Dr Singh was speaking at the India Telecom 2013 conference organised by the industry lobby body FICCI and the Indian Ministry of Telecom in New Delhi.
The prime minister pointed out that India needs to bridge the rural-urban telecommunications divide.
“India needs to develop a strong domestic manufacturing base in electronics and telecommunication. It is estimated that by 2020 India will be importing electronics product worth $300 billion, which will be more than the value of our oil imports,” said Dr Singh.
“We need to act now to avoid a situation where we face difficulties in financing these imports. India should have manufacturing facilities which result in a balanced trade in electronics products and are part of global supply change,” added the Indian prime minister.

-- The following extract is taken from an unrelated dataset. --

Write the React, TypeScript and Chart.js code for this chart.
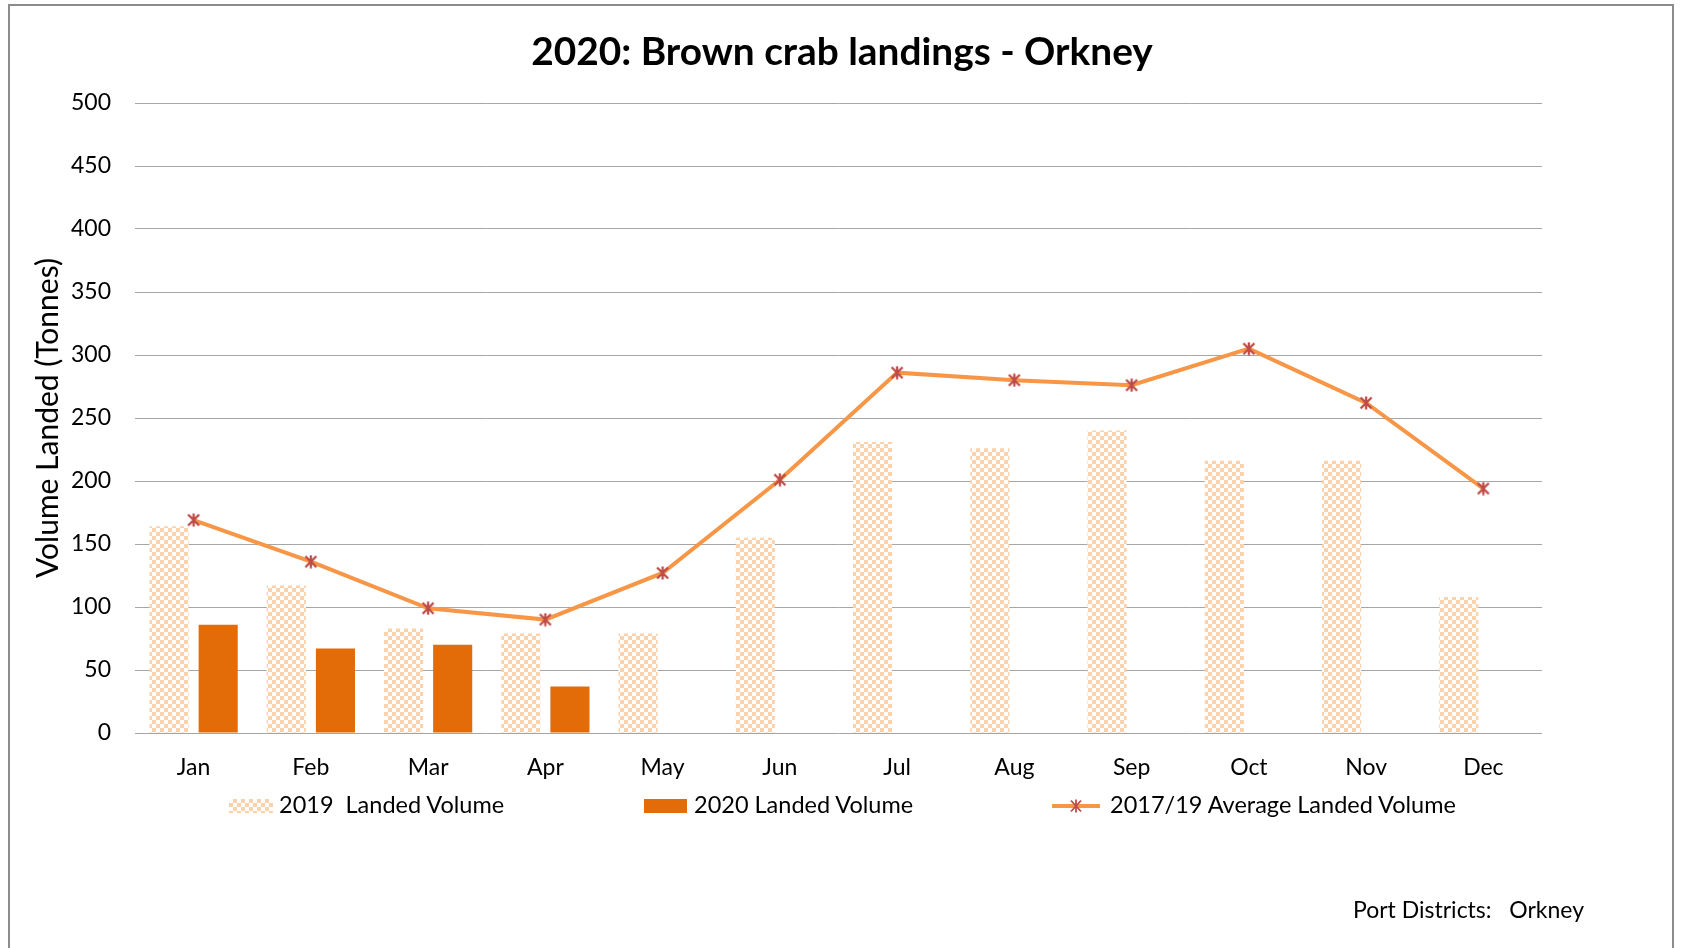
import React, { useEffect, useRef } from "react";
import { Chart, registerables } from "chart.js";

Chart.register(...registerables);

// ---- data ----
const months = ["Jan", "Feb", "Mar", "Apr", "May", "Jun", "Jul", "Aug", "Sep", "Oct", "Nov", "Dec"];
const landed2019 = [164, 117, 83, 79, 79, 155, 231, 226, 240, 216, 216, 108];
const landed2020 = [86, 67, 70, 37, null, null, null, null, null, null, null, null];
const avg1719 = [169, 136, 99, 90, 127, 201, 286, 280, 276, 305, 262, 194];
const yTickMin = 0;
const yTickMax = 500;
const yTickStep = 50;

const titleText = "2020: Brown crab landings - Orkney";
const yTitle = "Volume Landed (Tonnes)";
const legendLabels = ["2019  Landed Volume", "2020 Landed Volume", "2017/19 Average Landed Volume"];
const footText = "Port Districts:   Orkney";

// ---- styles ----
const FONT = "Lato, Calibri, Carlito, 'DejaVu Sans', sans-serif";
const PEACH = "#FCD2AC";
const ORANGE_DARK = "#E36C09";
const ORANGE_LINE = "#F79646";
const MARKER = "#BE4B48";
const GRID = "#A6A6A6";

function makeChecker(color: string, bg: string, cell: number): HTMLCanvasElement {
  const c = document.createElement("canvas");
  c.width = cell * 2;
  c.height = cell * 2;
  const ctx = c.getContext("2d")!;
  ctx.fillStyle = bg;
  ctx.fillRect(0, 0, cell * 2, cell * 2);
  ctx.fillStyle = color;
  ctx.fillRect(0, 0, cell, cell);
  ctx.fillRect(cell, cell, cell, cell);
  return c;
}

function makeStar(size: number, color: string, lw: number): HTMLCanvasElement {
  const c = document.createElement("canvas");
  c.width = size;
  c.height = size;
  const ctx = c.getContext("2d")!;
  ctx.strokeStyle = color;
  ctx.lineWidth = lw;
  const m = 1.5;
  ctx.beginPath();
  ctx.moveTo(m, m);
  ctx.lineTo(size - m, size - m);
  ctx.moveTo(size - m, m);
  ctx.lineTo(m, size - m);
  ctx.moveTo(size / 2, 0.5);
  ctx.lineTo(size / 2, size - 0.5);
  ctx.stroke();
  return c;
}

export default function App() {
  const canvasRef = useRef<HTMLCanvasElement | null>(null);

  useEffect(() => {
    const canvas = canvasRef.current;
    if (!canvas) return;
    const ctx = canvas.getContext("2d")!;
    const pattern = ctx.createPattern(makeChecker(PEACH, "#FFFFFF", 4), "repeat")!;
    const star = makeStar(14, MARKER, 2.3);

    const chart = new Chart(canvas, {
      type: "bar",
      data: {
        labels: months,
        datasets: [
          {
            type: "line",
            label: legendLabels[2],
            data: avg1719,
            borderColor: ORANGE_LINE,
            backgroundColor: ORANGE_LINE,
            borderWidth: 4,
            pointStyle: star as any,
            pointRadius: 7,
            tension: 0,
            order: 0,
          } as any,
          {
            type: "bar",
            label: legendLabels[0],
            data: landed2019,
            backgroundColor: pattern as any,
            borderWidth: 0,
            categoryPercentage: 0.838,
            barPercentage: 0.796,
            order: 1,
          },
          {
            type: "bar",
            label: legendLabels[1],
            data: landed2020,
            backgroundColor: ORANGE_DARK,
            borderWidth: 0,
            categoryPercentage: 0.838,
            barPercentage: 0.796,
            order: 1,
          },
        ],
      },
      options: {
        responsive: false,
        animation: false,
        devicePixelRatio: 1,
        layout: { padding: { top: 103, left: 8, right: 139, bottom: 155 } },
        plugins: {
          legend: { display: false },
          title: { display: false },
          tooltip: { enabled: false },
        },
        scales: {
          x: {
            grid: { display: false },
            border: { display: false },
            ticks: {
              color: "#000",
              padding: 13,
              font: { family: FONT, size: 23 },
              maxRotation: 0,
            },
            afterFit: (s: any) => {
              s.height = 60;
            },
          },
          y: {
            min: yTickMin,
            max: yTickMax,
            ticks: {
              stepSize: yTickStep,
              color: "#000",
              padding: 24,
              font: { family: FONT, size: 23 },
            },
            grid: { color: GRID, lineWidth: 1, drawTicks: false },
            border: { display: false },
            title: {
              display: true,
              text: yTitle,
              color: "#000",
              font: { family: FONT, size: 30 },
              padding: { top: 22, bottom: 0 },
            },
            afterFit: (s: any) => {
              s.width = 127;
            },
          },
        },
      },
    });

    (document as any).fonts?.load?.(`23px Lato`).then(() => chart.update()).catch(() => {});

    return () => chart.destroy();
  }, []);

  const textBase: React.CSSProperties = {
    position: "absolute",
    fontFamily: FONT,
    color: "#000",
    whiteSpace: "pre",
  };

  return (
    <div style={{ position: "absolute", left: 0, top: 0, width: 1681, height: 948, overflow: "hidden", background: "#fff" }}>
      <div
        style={{
          position: "absolute",
          left: 8,
          top: 4,
          width: 1666,
          height: 944,
          boxSizing: "border-box",
          borderTop: "2px solid #8C8C8C",
          borderLeft: "2px solid #8C8C8C",
          borderRight: "2px solid #8C8C8C",
        }}
      />
      <canvas ref={canvasRef} width={1681} height={948} style={{ position: "absolute", left: 0, top: 0, width: 1681, height: 948 }} />
      <div
        style={{
          ...textBase,
          left: 0,
          width: 1684,
          top: 27,
          lineHeight: "46px",
          textAlign: "center",
          fontWeight: 700,
          fontSize: 38.8,
        }}
      >
        {titleText}
      </div>

      {/* legend */}
      <div
        style={{
          position: "absolute",
          left: 229,
          top: 799,
          width: 44,
          height: 14,
          background: `repeating-conic-gradient(${PEACH} 0 25%, #ffffff 0 50%) 0 0/8px 8px`,
        }}
      />
      <div style={{ ...textBase, left: 279, top: 790, lineHeight: "28px", fontSize: 23.5 }}>{legendLabels[0]}</div>

      <div style={{ position: "absolute", left: 644, top: 799, width: 43, height: 14, background: ORANGE_DARK }} />
      <div style={{ ...textBase, left: 694, top: 790, lineHeight: "28px", fontSize: 23.5 }}>{legendLabels[1]}</div>

      <svg style={{ position: "absolute", left: 1052, top: 798 }} width={48} height={16}>
        <line x1={0} y1={8} x2={48} y2={8} stroke={ORANGE_LINE} strokeWidth={4} />
        <g stroke={MARKER} strokeWidth={1.8}>
          <line x1={19} y1={2.5} x2={29} y2={13.5} />
          <line x1={29} y1={2.5} x2={19} y2={13.5} />
          <line x1={24} y1={1.5} x2={24} y2={14.5} />
        </g>
      </svg>
      <div style={{ ...textBase, left: 1110, top: 790, lineHeight: "28px", fontSize: 23.5 }}>{legendLabels[2]}</div>

      <div style={{ ...textBase, left: 1353, top: 895, lineHeight: "28px", fontSize: 23 }}>{footText}</div>
    </div>
  );
}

He also said recent measures like raising the foreign direct investment limit in the telecom sector from 74 per cent to 100 per cent would add impetus to investment in the critical sector for India.
India is the world’s second-biggest mobile phone market by subscribers.
Global telecom firms like Vodafone have recently said the country’s regulatory environment was gradually improving.
“This time I can say that I am more positive about the environment than before,” Marten Pieters, CEO of Vodafone India said last month.
Vodafone on Thursday announced plans to invest $3 billion in the next two years that will be deployed for network expansion in India’s rural areas.
Vodafone global CEO Vittorio Colao met Indian Finance Minister Palaniappan Chidambaram yesterday.
“First, India has an opportunity for growth because of population and other factors. We will be long-term players. I am happy we are here for long-term investment. I am not here for four years but for 20 years and more,” Colao said.